── SUPPLIED MATERIAL

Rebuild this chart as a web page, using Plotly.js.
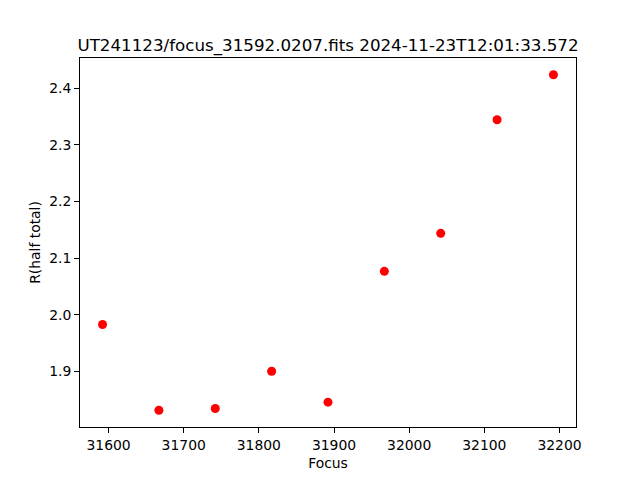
<!DOCTYPE html>
<html>
<head>
<meta charset="utf-8">
<script src="https://cdn.plot.ly/plotly-3.0.1.min.js"></script>
<style>html,body{margin:0;padding:0;background:#fff;}#chart{width:640px;height:480px;}</style>
</head>
<body>
<div id="chart"></div>
<script>
const focus = [31592, 31667, 31742, 31817, 31892, 31967, 32042, 32117, 32192];
const rHalfTotal = [1.9825, 1.8312, 1.8343, 1.9000, 1.8454, 2.0765, 2.1436, 2.3442, 2.4236];
const xTickVals = [31600, 31700, 31800, 31900, 32000, 32100, 32200];
const yTickVals = [1.9, 2.0, 2.1, 2.2, 2.3, 2.4];
const chartTitle = "UT241123/focus_31592.0207.fits 2024-11-23T12:01:33.572";
const xLabel = "Focus";
const yLabel = "R(half total)";

function padRange(arr, frac) {
  const mn = Math.min(...arr), mx = Math.max(...arr);
  const d = mx - mn;
  return [mn - frac * d, mx + frac * d];
}

const font = {family: "DejaVu Sans, sans-serif", size: 13.9, color: "#000"};

const trace = {
  x: focus,
  y: rHalfTotal,
  type: "scatter",
  mode: "markers",
  marker: {color: "#ff0000", size: 9, line: {width: 0}},
  hoverinfo: "none"
};

const axisCommon = {
  showline: true,
  linecolor: "#000",
  linewidth: 1,
  mirror: true,
  ticks: "outside",
  ticklen: 5,
  tickwidth: 1,
  tickcolor: "#000",
  showgrid: false,
  zeroline: false,
  tickfont: font
};

const layout = {
  width: 640,
  height: 480,
  paper_bgcolor: "#fff",
  plot_bgcolor: "#fff",
  showlegend: false,
  margin: {l: 80, r: 64, t: 58, b: 53, pad: 0},
  font: font,
  title: {
    text: chartTitle,
    font: {family: "DejaVu Sans, sans-serif", size: 16.7, color: "#000"},
    x: 0.5, xref: "paper", xanchor: "center",
    y: 1, yref: "paper", yanchor: "bottom",
    pad: {b: 7}
  },
  xaxis: Object.assign({}, axisCommon, {
    range: padRange(focus, 0.05),
    tickvals: xTickVals,
    tickformat: "d",
    title: {text: xLabel, font: font, standoff: 6}
  }),
  yaxis: Object.assign({}, axisCommon, {
    range: padRange(rHalfTotal, 0.05),
    tickvals: yTickVals,
    tickformat: ".1f",
    title: {text: yLabel, font: font, standoff: 5}
  })
};

Plotly.newPlot("chart", [trace], layout, {staticPlot: true, displayModeBar: false});
</script>
</body>
</html>
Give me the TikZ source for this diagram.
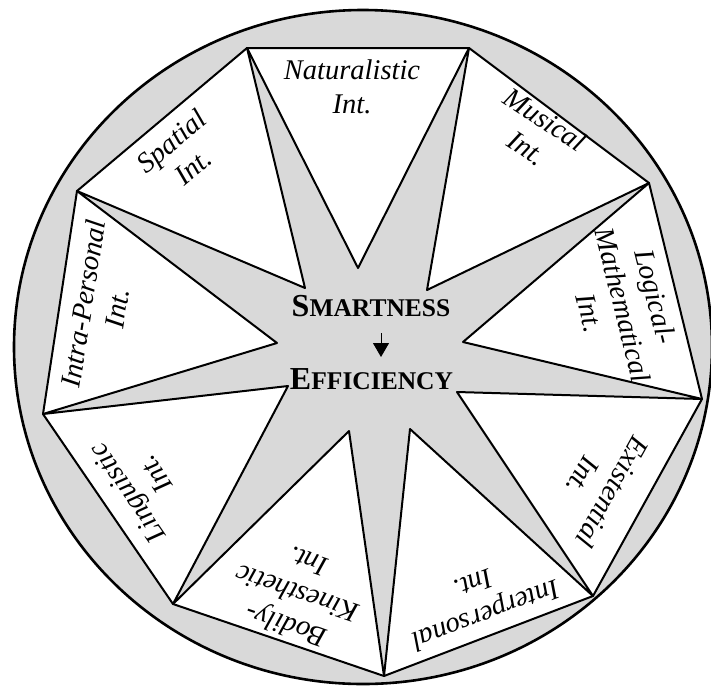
\documentclass[tikz,border=0pt]{standalone}
\usepackage{fontspec}
\setmainfont{Liberation Serif}
\usetikzlibrary{arrows.meta}
\definecolor{bgray}{HTML}{D9D9D9}
\begin{document}
\begin{tikzpicture}[x=1pt,y=-1pt,
  outline/.style={line width=2.6pt, draw=black, fill=bgray},
  poly/.style={line width=2pt, draw=black, line join=round},
  lab/.style={font=\fontsize{28.5}{34}\selectfont\itshape, align=center, inner sep=0pt},
  ctr/.style={font=\bfseries, inner sep=0pt, anchor=base}]
\useasboundingbox (0,0) rectangle (711,686);
\begin{scope}
\clip (0,0) rectangle (711,686);
\draw[outline] (363,347) ellipse [x radius=349pt, y radius=337pt];
\end{scope}
% nonagon vertices
\coordinate (v1) at (247,48);
\coordinate (v2) at (469,48);
\coordinate (v3) at (649,183);
\coordinate (v4) at (702,399);
\coordinate (v5) at (593,596);
\coordinate (v6) at (384,676);
\coordinate (v7) at (173,604);
\coordinate (v8) at (43,414);
\coordinate (v9) at (77,191);
% inner star points
\coordinate (i1) at (358,268);
\coordinate (i2) at (427,290);
\coordinate (i3) at (463,342);
\coordinate (i4) at (457,392);
\coordinate (i5) at (410,429);
\coordinate (i6) at (349,431);
\coordinate (i7) at (288,386);
\coordinate (i8) at (277,343);
\coordinate (i9) at (305,288);
\draw[poly, fill=white] (v1) -- (v2) -- (v3) -- (v4) -- (v5) -- (v6) -- (v7) -- (v8) -- (v9) -- cycle;
\draw[poly, fill=bgray] (v1) -- (i1) -- (v2) -- (i2) -- (v3) -- (i3) -- (v4) -- (i4) -- (v5) -- (i5) -- (v6) -- (i6) -- (v7) -- (i7) -- (v8) -- (i8) -- (v9) -- (i9) -- cycle;
% labels
\node[lab] (nat) at (352,87) {Naturalistic\\Int.};
\node[lab, rotate=-33] (mus) at (536,134) {Musical\\Int.};
\node[lab, rotate=-76] (log) at (623,305) {Logical-\\Mathematical\\Int.};
\node[lab, rotate=-119] (exi) at (598,484) {Existential\\Int.};
\node[lab, rotate=-159] (int) at (480,600) {Interpersonal\\Int.};
\node[lab, rotate=161] (bod) at (297,594) {Bodily-\\Kinesthetic\\Int.};
\node[lab, rotate=124.4] (lin) at (141,484) {Linguistic\\Int.};
\node[lab, rotate=81.3] (intra) at (100,306) {Intra-Personal\\Int.};
\node[lab, rotate=40.1] (spa) at (182,154) {Spatial\\Int.};
% centre
\node[ctr] (smart) at (371,316) {\fontsize{32}{36}\selectfont S\fontsize{25.5}{30}\selectfont MARTNESS};
\node[ctr] (eff) at (371.5,389) {\fontsize{32}{36}\selectfont E\fontsize{25.5}{30}\selectfont FFICIENCY};
\coordinate (atop) at (381,333);
\coordinate (abot) at (381,357);
\draw[line width=1pt, -{Triangle[length=14pt,width=16pt]}] (atop) -- (abot);
\end{tikzpicture}
\end{document}
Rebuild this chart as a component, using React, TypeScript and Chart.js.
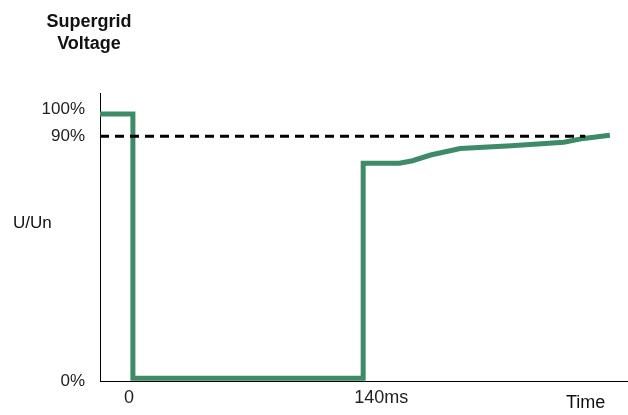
import React, { useEffect, useRef } from "react";
import { Chart, registerables } from "chart.js";

Chart.register(...registerables);

// ---- data ----
const titleLines = ["Supergrid", "Voltage"];
const yAxisName = "U/Un";
const xAxisName = "Time";

const voltageTimes = [-20, 0, 0, 140, 140, 162, 170, 181, 199, 230, 262, 274, 290];
const voltageLevels = [98.2, 98.2, 1, 1, 80.1, 80.1, 81, 83.1, 85.5, 86.5, 87.8, 89.2, 90.4];

const limitTimes = [-20, 275];
const limitLevels = [90, 90];

const xTickValues = [0, 140];
const xTickLabels = ["0", "140ms"];
const yTickValues = [0, 90, 100];
const yTickLabels = ["0%", "90%", "100%"];

const FONT = "'Liberation Sans', Arial, sans-serif";

const textPlugin = {
  id: "schematicText",
  afterDraw(chart: any) {
    const ctx = chart.ctx;
    ctx.save();
    ctx.fillStyle = "#111";
    ctx.textBaseline = "alphabetic";
    ctx.textAlign = "center";
    ctx.font = `bold 18px ${FONT}`;
    titleLines.forEach((line, i) => ctx.fillText(line, 89, 27 + i * 22));
    ctx.font = `17px ${FONT}`;
    ctx.textAlign = "left";
    ctx.fillText(yAxisName, 13, 228);
    ctx.font = `18px ${FONT}`;
    ctx.fillText(xAxisName, 566, 408);
    ctx.restore();
  },
};

export default function App() {
  const ref = useRef<HTMLCanvasElement | null>(null);

  useEffect(() => {
    if (!ref.current) return;
    const chart = new Chart(ref.current, {
      type: "line",
      data: {
        datasets: [
          {
            label: "90% limit",
            data: limitTimes.map((t, i) => ({ x: t, y: limitLevels[i] })),
            borderColor: "#000",
            borderWidth: 3,
            borderDash: [9, 6],
            pointRadius: 0,
            tension: 0,
          },
          {
            label: "Voltage",
            data: voltageTimes.map((t, i) => ({ x: t, y: voltageLevels[i] })),
            borderColor: "#3d8c67",
            borderWidth: 5,
            pointRadius: 0,
            tension: 0,
            borderJoinStyle: "miter",
            borderCapStyle: "butt",
          },
        ],
      },
      options: {
        animation: false,
        responsive: true,
        maintainAspectRatio: false,
        layout: { padding: { left: 40, top: 93, right: 0, bottom: 0 } },
        plugins: {
          legend: { display: false },
          tooltip: { enabled: false },
          title: { display: false },
        },
        scales: {
          x: {
            type: "linear",
            min: -20,
            max: 301,
            grid: { display: false, drawTicks: false },
            border: { display: true, color: "#000", width: 1 },
            afterBuildTicks: (scale: any) => {
              scale.ticks = xTickValues.map((v) => ({ value: v }));
            },
            afterFit: (scale: any) => {
              scale.height = 34;
            },
            ticks: {
              align: "start",
              labelOffset: -9,
              padding: 6,
              maxRotation: 0,
              autoSkip: false,
              color: "#222",
              font: { family: FONT, size: 18 },
              callback: (v: any) => {
                const i = xTickValues.indexOf(Number(v));
                return i >= 0 ? xTickLabels[i] : "";
              },
            },
          },
          y: {
            type: "linear",
            min: 0,
            max: 105.9,
            grid: { display: false, drawTicks: false },
            border: { display: true, color: "#000", width: 1 },
            afterBuildTicks: (scale: any) => {
              scale.ticks = yTickValues.map((v) => ({ value: v }));
            },
            afterFit: (scale: any) => {
              scale.width = 60;
            },
            ticks: {
              padding: 15,
              autoSkip: false,
              color: "#222",
              font: { family: FONT, size: 17 },
              callback: (v: any) => {
                const i = yTickValues.indexOf(Number(v));
                return i >= 0 ? yTickLabels[i] : "";
              },
            },
          },
        },
      },
      plugins: [textPlugin],
    } as any);
    return () => chart.destroy();
  }, []);

  return (
    <div style={{ position: "fixed", left: 0, top: 0, width: 628, height: 415, background: "#fff" }}>
      <canvas ref={ref} />
    </div>
  );
}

────

From the records above, quote word for word only the lines beginning at the line that has "Rebuild this chart as a component, using" and stopping after the line that has "const ref = useRef<HTMLCanvasElement". Omit the pictures.

> **RESULT FOR THIS TASK**
Rebuild this chart as a component, using React, TypeScript and Chart.js.
import React, { useEffect, useRef } from "react";
import { Chart, registerables } from "chart.js";

Chart.register(...registerables);

// ---- data ----
const titleLines = ["Supergrid", "Voltage"];
const yAxisName = "U/Un";
const xAxisName = "Time";

const voltageTimes = [-20, 0, 0, 140, 140, 162, 170, 181, 199, 230, 262, 274, 290];
const voltageLevels = [98.2, 98.2, 1, 1, 80.1, 80.1, 81, 83.1, 85.5, 86.5, 87.8, 89.2, 90.4];

const limitTimes = [-20, 275];
const limitLevels = [90, 90];

const xTickValues = [0, 140];
const xTickLabels = ["0", "140ms"];
const yTickValues = [0, 90, 100];
const yTickLabels = ["0%", "90%", "100%"];

const FONT = "'Liberation Sans', Arial, sans-serif";

const textPlugin = {
  id: "schematicText",
  afterDraw(chart: any) {
    const ctx = chart.ctx;
    ctx.save();
    ctx.fillStyle = "#111";
    ctx.textBaseline = "alphabetic";
    ctx.textAlign = "center";
    ctx.font = `bold 18px ${FONT}`;
    titleLines.forEach((line, i) => ctx.fillText(line, 89, 27 + i * 22));
    ctx.font = `17px ${FONT}`;
    ctx.textAlign = "left";
    ctx.fillText(yAxisName, 13, 228);
    ctx.font = `18px ${FONT}`;
    ctx.fillText(xAxisName, 566, 408);
    ctx.restore();
  },
};

export default function App() {
  const ref = useRef<HTMLCanvasElement | null>(null);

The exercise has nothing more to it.